WORK REQUIRED → Set the lines down again exactly, first line through the line that contains "plt.rcParams['font.family'] = ['Noto", with no pictures.

INFORMATION SUPPLIED →
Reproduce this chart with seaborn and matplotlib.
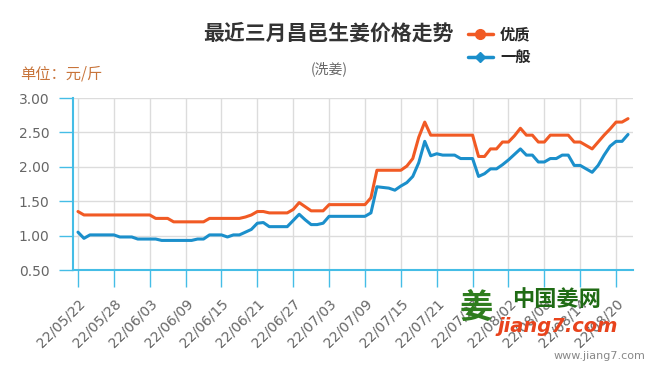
import pandas as pd
import numpy as np
import matplotlib.pyplot as plt
import seaborn as sns
from matplotlib.lines import Line2D
from matplotlib.ticker import FormatStrFormatter

# ========== 1. 字体 ==========
sns.set_theme(style='white')
plt.rcParams['font.family'] = ['Noto Sans CJK SC', 'DejaVu Sans']

# ========== 2. 数据（从图上读取，2022-05-22 起逐日） ==========
start_date = '2022-05-22'
premium = [
    1.35, 1.30, 1.30, 1.30, 1.30, 1.30, 1.30, 1.30, 1.30, 1.30,
    1.30, 1.30, 1.30, 1.25, 1.25, 1.25, 1.20, 1.20, 1.20, 1.20,
    1.20, 1.20, 1.25, 1.25, 1.25, 1.25, 1.25, 1.25, 1.27, 1.30,
    1.35, 1.35, 1.33, 1.33, 1.33, 1.33, 1.38, 1.48, 1.42, 1.36,
    1.36, 1.36, 1.45, 1.45, 1.45, 1.45, 1.45, 1.45, 1.45, 1.55,
    1.95, 1.95, 1.95, 1.95, 1.95, 2.01, 2.12, 2.43, 2.65, 2.46,
    2.46, 2.46, 2.46, 2.46, 2.46, 2.46, 2.46, 2.15, 2.15, 2.26,
    2.26, 2.36, 2.36, 2.45, 2.56, 2.46, 2.46, 2.36, 2.36, 2.46,
    2.46, 2.46, 2.46, 2.36, 2.36, 2.31, 2.26, 2.36, 2.46, 2.55,
    2.65, 2.65, 2.70,
]
ordinary = [
    1.05, 0.96, 1.01, 1.01, 1.01, 1.01, 1.01, 0.98, 0.98, 0.98,
    0.95, 0.95, 0.95, 0.95, 0.93, 0.93, 0.93, 0.93, 0.93, 0.93,
    0.95, 0.95, 1.01, 1.01, 1.01, 0.98, 1.01, 1.01, 1.05, 1.09,
    1.18, 1.19, 1.13, 1.13, 1.13, 1.13, 1.22, 1.31, 1.23, 1.16,
    1.16, 1.18, 1.28, 1.28, 1.28, 1.28, 1.28, 1.28, 1.28, 1.33,
    1.71, 1.70, 1.69, 1.66, 1.72, 1.77, 1.86, 2.06, 2.37, 2.16,
    2.19, 2.17, 2.17, 2.17, 2.12, 2.12, 2.12, 1.86, 1.90, 1.97,
    1.97, 2.03, 2.10, 2.18, 2.26, 2.17, 2.17, 2.07, 2.07, 2.12,
    2.12, 2.17, 2.17, 2.02, 2.02, 1.97, 1.92, 2.02, 2.17, 2.30,
    2.37, 2.37, 2.47,
]
series_names = ['优质', '一般']
y_ticks = [0.50, 1.00, 1.50, 2.00, 2.50, 3.00]

ORANGE = '#f15a24'
BLUE = '#1b8fcb'
AXIS_BLUE = '#45bde6'

dates = pd.date_range(start_date, periods=len(premium), freq='D')
df = pd.DataFrame({'日期': dates, '优质': premium, '一般': ordinary})
df_long = df.melt(id_vars='日期', var_name='等级', value_name='价格')

# ========== 3. 绘图 ==========
W, H = 650, 376
fig = plt.figure(figsize=(W / 100, H / 100), dpi=100)
ax = fig.add_axes([73 / W, 1 - 270 / H, (633 - 73) / W, (270 - 98) / H])

sns.lineplot(data=df_long, x='日期', y='价格', hue='等级', hue_order=series_names,
             palette={'优质': ORANGE, '一般': BLUE}, linewidth=2.2,
             legend=False, ax=ax)

ax.set_xlim(dates[0] - pd.Timedelta(hours=20), dates[-1] + pd.Timedelta(hours=20))
ax.set_ylim(0.5, 3.0)
ax.set_xlabel('')
ax.set_ylabel('')

tick_dates = dates[::6]
ax.set_xticks(tick_dates)
ax.set_xticklabels([d.strftime('%y/%m/%d') for d in tick_dates], rotation=45,
                   ha='right', rotation_mode='anchor', family='DejaVu Sans')
ax.set_yticks(y_ticks)
ax.yaxis.set_major_formatter(FormatStrFormatter('%.2f'))
for lab in ax.get_yticklabels():
    lab.set_family('DejaVu Sans')

ax.tick_params(axis='x', bottom=True, direction='out', length=12, width=1,
               color=AXIS_BLUE, labelsize=10, labelcolor='#666666', pad=7)
ax.tick_params(axis='y', left=True, direction='out', length=10, width=1,
               color=AXIS_BLUE, labelsize=10, labelcolor='#666666', pad=7)
ax.grid(True, color='#dcdcdc', linewidth=1)
for side in ['top', 'right']:
    ax.spines[side].set_visible(False)
for side in ['left', 'bottom']:
    ax.spines[side].set_color(AXIS_BLUE)
    ax.spines[side].set_linewidth(1.5)

# ========== 4. 文字 ==========
fig.text(328 / W, 1 - 33 / H, '最近三月昌邑生姜价格走势', ha='center', va='center',
         fontsize=15, fontweight='bold', color='#333333')
fig.text(329 / W, 1 - 69 / H, '(洗姜)', ha='center', va='center',
         fontsize=10, color='#666666')
fig.text(20 / W, 1 - 74 / H, '单位：元/斤', ha='left', va='center',
         fontsize=11, color='#c8743a')

handles = [Line2D([0], [0], color=ORANGE, lw=2.5, marker='o', ms=7),
           Line2D([0], [0], color=BLUE, lw=2.5, marker='D', ms=5.5)]
fig.legend(handles, series_names, loc='upper left',
           bbox_to_anchor=(462 / W, 1 - 20 / H), frameon=False,
           prop={'size': 11, 'weight': 'bold'}, handlelength=1.6,
           labelspacing=0.45, handletextpad=0.5, borderaxespad=0)

# 水印
fig.text(476 / W, 1 - 308 / H, '姜', ha='center', va='center', fontsize=24,
         fontweight='bold', color='#2e7d1e', zorder=5)
fig.text(557 / W, 1 - 300 / H, '中国姜网', ha='center', va='center', fontsize=16,
         fontweight='bold', color='#1f6b14', zorder=5)
fig.text(558 / W, 1 - 327 / H, 'jiang7.com', ha='center', va='center', fontsize=14,
         fontweight='bold', style='italic', color='#e8431c', zorder=5,
         family='DejaVu Sans')
fig.text(645 / W, 1 - 356 / H, 'www.jiang7.com', ha='right', va='center',
         fontsize=8, color='#888888', family='DejaVu Sans')

fig.savefig('out.png', dpi=100)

THE COMPLETED TASK →
Reproduce this chart with seaborn and matplotlib.
import pandas as pd
import numpy as np
import matplotlib.pyplot as plt
import seaborn as sns
from matplotlib.lines import Line2D
from matplotlib.ticker import FormatStrFormatter

# ========== 1. 字体 ==========
sns.set_theme(style='white')
plt.rcParams['font.family'] = ['Noto Sans CJK SC', 'DejaVu Sans']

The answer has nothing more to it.